In the previous chapter, we used scikit-learn to carry out a k-means clustering on the World University Rankings data. In this chapter, we will analyse the results.
Start with the code from the previous chapter in Jupyter and follow through below. The full code can be found on the course Github repository.
Visualize the Clusters
Because we have 10 dimensions it is hard to visualise the result (10D space is hard to visualise!) But we have a nice technique from before... called PCA. ;) This can reduce our 10 dimensions to 2 dimensions. We can then plot the clusters in a 2D scatter plot.
First, perform the PCA, asking for 2 principal components:
from sklearn.decomposition import PCA
# Create a PCA model to reduce our data to 2 dimensions for visualisation
pca = PCA(n_components=2)
pca.fit(X_scaled)
# Transfor the scaled data to the new PCA space
X_reduced = pca.transform(X_scaled)
We now have all our universities and the 10 variables mapped onto a 2D vector space. We can quickly confirm this, showing the PCs and clusters against the universities:
# Convert to a data frame
X_reduceddf = pd.DataFrame(X_reduced, index=X.index, columns=['PC1','PC2'])
X_reduceddf['cluster'] = clusters
X_reduceddf.head()
It would also be nice to show the cluster centres, but we need to apply the same PCA transformation that we gave to the actual data points, so that they can appear in the new 2 dimensional PCA space:
centres_reduced = pca.transform(kmeans.cluster_centers_)
Now we can display the data points and centroids (as black crosses):
display_factorial_planes(X_reduced, 2, pca, [(0,1)], illustrative_var = clusters, alpha = 0.8)
plt.scatter(centres_reduced[:, 0], centres_reduced[:, 1],
marker='x', s=169, linewidths=3,
color='r', zorder=10)
The 3 clusters and their centroids are clearly identified.
So there we have it. We have grouped our list of universities into 3 groups using the unsupervised k-means algorithm.
Interpreting the Meaning of the Clusters
But what do these clusters actually represent? The clustering algorithm has not given any indication as to what these 3 groups are. Unfortunately, there is no magic approach here. We need to examine the clusters and determine a sensible way to interpret them. This boils down to summarizing the samples within each cluster, or characterizing the clusters. Fortunately, we can use some tools to help us.
Parallel Coordinates Plot
We can use a parallel coordinates plot to see how individual data points sit across all our variables. In the following chart, each color represents a different cluster. By looking at how the values for the variables compare across the clusters we can get a feel for what the clusters actually represent.
# Add the cluster number to the original scaled data
X_clustered = pd.DataFrame(X_scaled, index=X.index, columns=X.columns)

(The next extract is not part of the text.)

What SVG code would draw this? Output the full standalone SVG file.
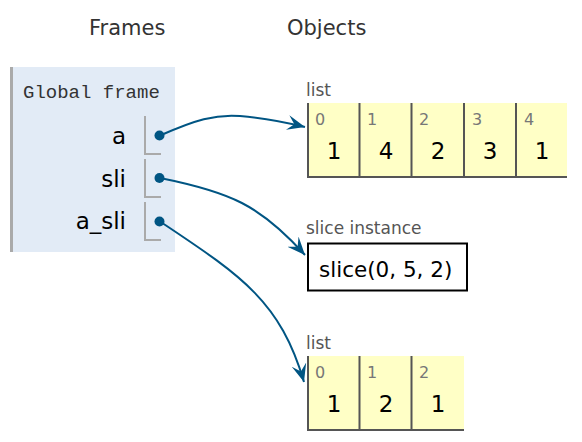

X_clustered["cluster"] = clusters
# Display parallel coordinates plots, one for each cluster
display_parallel_coordinates(X_clustered, 3)
We can identify some groupings here:
Blue samples (cluster 0) with high ranking for teaching and research and a high number of international students.
Orange samples (cluster 1) with a high proportion of males and high income.
Green samples (cluster 2), some of which have a high number of students and high student to staff ratio, but the income seems to be low.
But we also have another useful piece of information coming out of the k-means clustering: the centroids. Let's plot these:
# Create a data frame containing our centroids
centroids = pd.DataFrame(kmeans.cluster_centers_, columns=X.columns)
centroids['cluster'] = centroids.index
display_parallel_coordinates_centroids(centroids, 10)
We can now more clearly see the variation across the variables for each of the clusters found by the k-means algorithm.
Recap
Interpreting the meaning of k-means clusters boils down to characterizing the clusters.
A Parallel Coordinates Plot allows us to see how individual data points sit across all variables. By looking at how the values for each variable compare across clusters, we can get a sense of what each cluster represents.